As memórias são difusas e se confundem com memórias da família, amigos e de completos desconhecidos. A necessidade de aprender sobre a enormidade do passado que envolvia a existência de Vinicius impulsionou uma jornada através da literatura, música, história e da cultura em geral, mas principalmente do Brasil.
Aprendi Vinicius, lendo Manuel Bandeira, Drummond, Mário de Andrade, Cruz e Souza, Clarice Lispector; ouvindo jazz, Pixinguinha e Ismael Silva; nas pinturas de Di Cavalcanti, Portinari, Tarsila; nas ruas de Ouro Preto; e nas obras de Aleijadinho. E também vivendo o dilema de realizar o amor a um país tão maravilhoso e tão cruel com sua gente. De volta à obra de Vinicius, deparei com um sentimento genuíno de interesse pelo outro – sentimento esse que não era imune às deformações de seu tempo, mas que tinha tal força e caráter, que era capaz de superar os preconceitos.
Vinicius, em sua busca desenfreada pelo lirismo em tudo o que vive, criou um Brasil possível, um país que se projetava para além de suas impossibilidades. Remediar a desorientação é um ato físico. Um único passo dado em direção ao passado já transforma nossa compreensão do presente. As gerações que vieram antes de nós sabiam disso.
Capitaneados pelo poeta Carlos Drummond de Andrade, em 1972, colecionadores, escritores e suas famílias doaram seus documentos pessoais para a Associação Museu de Literatura Brasileira, da Fundação Casa de Ruy Barbosa, no casarão histórico na Rua São Clemente, em Botafogo.
Essa instituição, criada em 1930, é uma fonte pública onde é possível acessar documentos originais, raridades que contam a história de nossas semelhanças, da cultura, da língua e das profundas rachaduras em nossa sociedade.
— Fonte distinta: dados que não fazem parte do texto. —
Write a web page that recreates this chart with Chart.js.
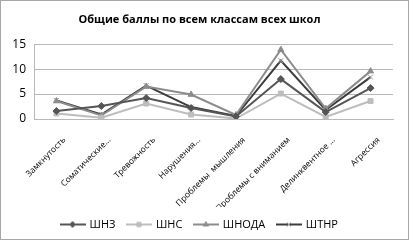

É uma memória que nos une, com um valor que não pode ser mensurado, preservada por um corpo de funcionários públicos que, ao longo de décadas, faz um trabalho primoroso.
Seguindo o exemplo de acervos nacionais e internacionais, a família de Vinicius de Moraes, em parceria com a Casa de Ruy Barbosa e o Itaú Cultural, iniciou o projeto de digitalização de seus originais. Em breve, sua produção intelectual estará disponível na Internet, organizada na forma de um mapa de acesso à sua criação. Vinicius de Moraes, esse brasileiro do mundo, pleno de consciência de si, do valor de sua cultura, mais uma vez, levanta a sua casa imaginária e nos ensina que, entre o passado e o futuro, está a arte do presente, e o presente não é um instante — dura uma vida das muitas vidas que temos o compromisso amoroso de preservar.
Esse trabalho de coordenação geral que estou fazendo junto à Casa de Ruy me traz ao coração um avô que eu pouco conheci, mas que todo mundo conhece. Minha relação com meu avô ficou ainda maior depois que ele partiu. Isso é uma jornada pessoal, é o que tanta gente fala.
Júlia Moraes é carioca, mãe de Francisco, neta de Vinicius de Moraes. Estudou cinema na Universidade Federal Fluminense, é produtora, diretora audiovisual e idealizadora do projeto do Acervo Digital de Vinicius de Moraes.